Jun 1, 2007
You can't make this stuff up
Jack Kevorkian, the infamous best friend of many suicidal human beings, is being released from jail after serving an 8 year sentence for assisting assumed terminally ill patients die with dignity. But many of those people who died were not terminally ill. Thus enters more ethical debates on euthanasia practices.
In the AP Press Release, Jack is said to have promised to never help another person in an assisted suicide. Interesting promise. I can't recall having made such a promise in my lifetime, but maybe we should all start signing such waivers when we pass a certain age. What is the age limit at which time you become responsible for Knowing Better than to help someone kill themselves?
It is good to know, however, that Dr. Death (as he is known to close friends and family) is looking forward to the normal things in life. As one friend who is close to him revealed, he is planning on partaking of grapes...apricots...pistachios. He loves pistachios.
Awww. Dr. Death! You are so cute and personable, aren't you? You know, even crazed maniacal death assisters aren't so bad. In fact, after seeing this in the news article I decided I would dig a little deeper to find The Person Behind Dr. Death. Someone I'd like to call "Jacky".

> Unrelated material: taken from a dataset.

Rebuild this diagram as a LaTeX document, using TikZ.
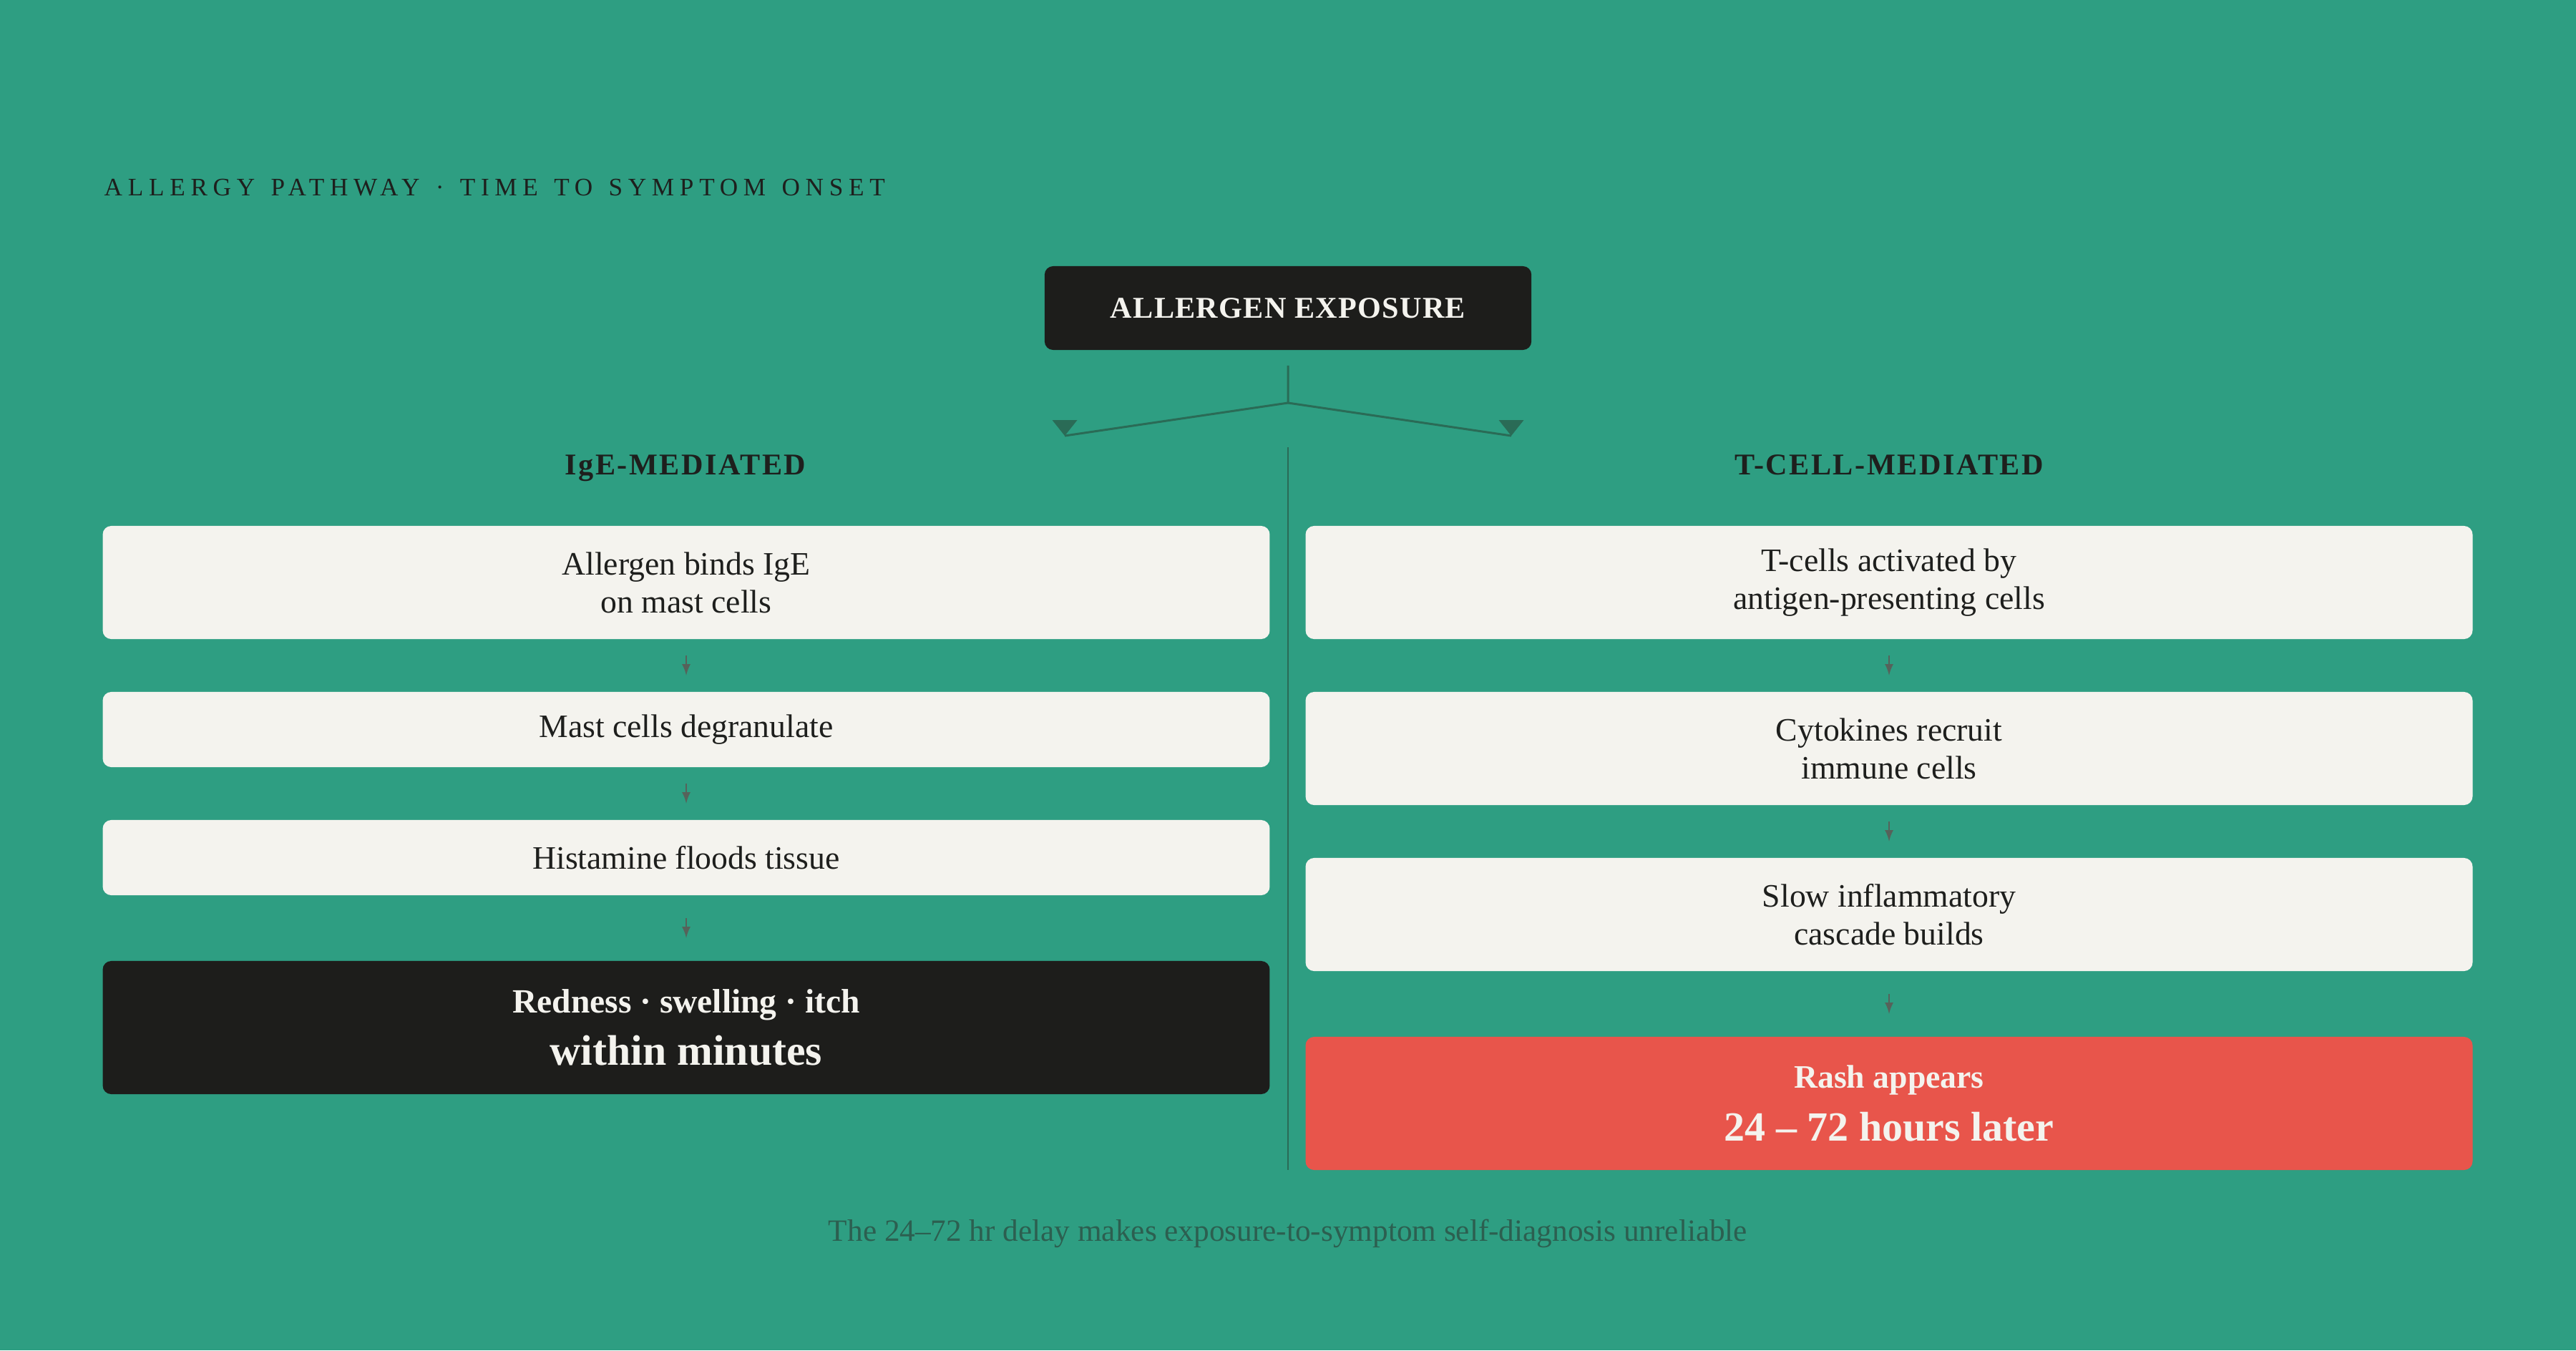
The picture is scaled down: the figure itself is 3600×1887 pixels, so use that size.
\documentclass[tikz,border=0pt]{standalone}
\usepackage{fontspec}
\setmainfont{Liberation Serif}
\newfontfamily\trackfont[LetterSpace=22,WordSpace=1.35]{Liberation Serif}
\newfontfamily\headfont[LetterSpace=6]{Liberation Serif}
\newfontfamily\boxfont[LetterSpace=3]{Liberation Serif}
\definecolor{bg}{HTML}{2E9E82}
\definecolor{paper}{HTML}{F4F3EE}
\definecolor{ink}{HTML}{1E1F1D}
\definecolor{coal}{HTML}{1D1D1B}
\definecolor{rash}{HTML}{E8554B}
\definecolor{pine}{HTML}{2A6B56}
\definecolor{ash}{HTML}{56625A}
\definecolor{note}{HTML}{2C5F50}
\begin{document}
\begin{tikzpicture}[x=0.01cm,y=-0.01cm]
            \tikzstyle{every node}=[inner sep=0pt]
            \tikzstyle{card}=[fill=paper,text=ink,rounded corners=3.4pt,minimum width=16.3cm,align=center,font=\fontsize{13}{15}\selectfont]
            \tikzstyle{bigcard}=[card,minimum height=1.86cm,text=paper,font=\bfseries]
            \tikzstyle{colhead}=[anchor=base,text=ink,font=\headfont\bfseries\fontsize{12}{14}\selectfont]
            \tikzstyle{branch}=[pine,line width=0.85pt]
            \tikzstyle{flow}=[ash,line width=0.55pt,-latex]
            \fill[bg] (0,0) rectangle (3600,1887);
            \useasboundingbox (0,0) rectangle (3600,1887);
            \draw (145,262) node[anchor=west,text=ink] (title) {\trackfont\fontsize{10}{12}\selectfont ALLERGY PATHWAY · TIME TO SYMPTOM ONSET};
            \draw (1800,430.5) node[fill=coal,text=paper,rounded corners=3.4pt,minimum width=6.8cm,minimum height=1.17cm,font=\boxfont\bfseries\fontsize{12}{14}\selectfont] (exp) {ALLERGEN EXPOSURE};
            % fork towards the two pathways
            \coordinate (fork) at (1800,563);
            \coordinate (tipl) at (1488,609);
            \coordinate (tipr) at (2112,609);
            \draw[branch] ([yshift=-0.21cm]exp.south) -- (fork) -- (tipl);
            \draw[branch] (fork) -- (tipr);
            \fill[pine] (tipl) -- ++(-17.5,-22) -- ++(35,0) -- cycle;
            \fill[pine] (tipr) -- ++(-17.5,-22) -- ++(35,0) -- cycle;
            \coordinate (divtop) at (1800,625);
            \coordinate (divbot) at (1800,1635);
            \draw[pine,line width=0.55pt] (divtop) -- (divbot);
            \draw (958,663) node[colhead] (ige) {IgE-MEDIATED};
            \draw (2640,663) node[colhead] (tc) {T-CELL-MEDIATED};
            % IgE side
            \draw (959,814) node[card,minimum height=1.58cm] (l1) {Allergen binds IgE\\on mast cells};
            \draw (959,1019.5) node[card,minimum height=1.05cm] (l2) {Mast cells degranulate};
            \draw (959,1198.5) node[card,minimum height=1.05cm] (l3) {Histamine floods tissue};
            \draw (959,1436) node[bigcard,fill=coal] (l4) {{\fontsize{13.5}{16}\selectfont Redness · swelling · itch}\\[5pt]{\fontsize{17}{20}\selectfont within minutes}};
            % T-cell side
            \draw (2640,814) node[card,minimum height=1.58cm] (r1) {T-cells activated by\\antigen-presenting cells};
            \draw (2640,1046) node[card,minimum height=1.58cm] (r2) {Cytokines recruit\\immune cells};
            \draw (2640,1278) node[card,minimum height=1.58cm] (r3) {Slow inflammatory\\cascade builds};
            \draw (2640,1542) node[bigcard,fill=rash] (r4) {{\fontsize{13}{16}\selectfont Rash appears}\\[6pt]{\fontsize{16.5}{20}\selectfont 24 – 72 hours later}};
            \foreach \a/\b/\s in {l1/l2/0.225cm,l2/l3/0.225cm,l3/l4/0.315cm,r1/r2/0.225cm,r2/r3/0.225cm,r3/r4/0.315cm}
                \draw[flow,shorten <=\s,shorten >=\s] (\a) -- (\b);
            \draw (1800,1724) node[text=note,font=\fontsize{12.3}{14}\selectfont] (foot) {The 24–72 hr delay makes exposure-to-symptom self-diagnosis unreliable};
        \end{tikzpicture}
\end{document}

This is Jacky on the cover of his jazz album. Did you know he was a jazz flautist? Just like this guy... In fact, not only is he a talented flautist but an artist in general.
He has painted many oil paintings. One of these paintings even ended up on an album cover from that popular band, Acid Bath.
Pretty. I like it Jacky. You are so quirky.
I think the event in his lifetime that probably has proven most frustrating is his failed investement. He quit his job and invested his LIFE SAVINGS into a project to produce and direct a film based on Handel's Messiah. He was unable to find anybody willing to distribute the film, thus losing everything.
Maybe thats what pushed him over the edge. Maybe it was the loss of his favorite Handel score and dreams of breaking into the Biz that allowed him to look past the moral implications of assisting suicides. I can't say. But what I will say is that I'm buying his jazz CD as soon as I can scrape together some cash.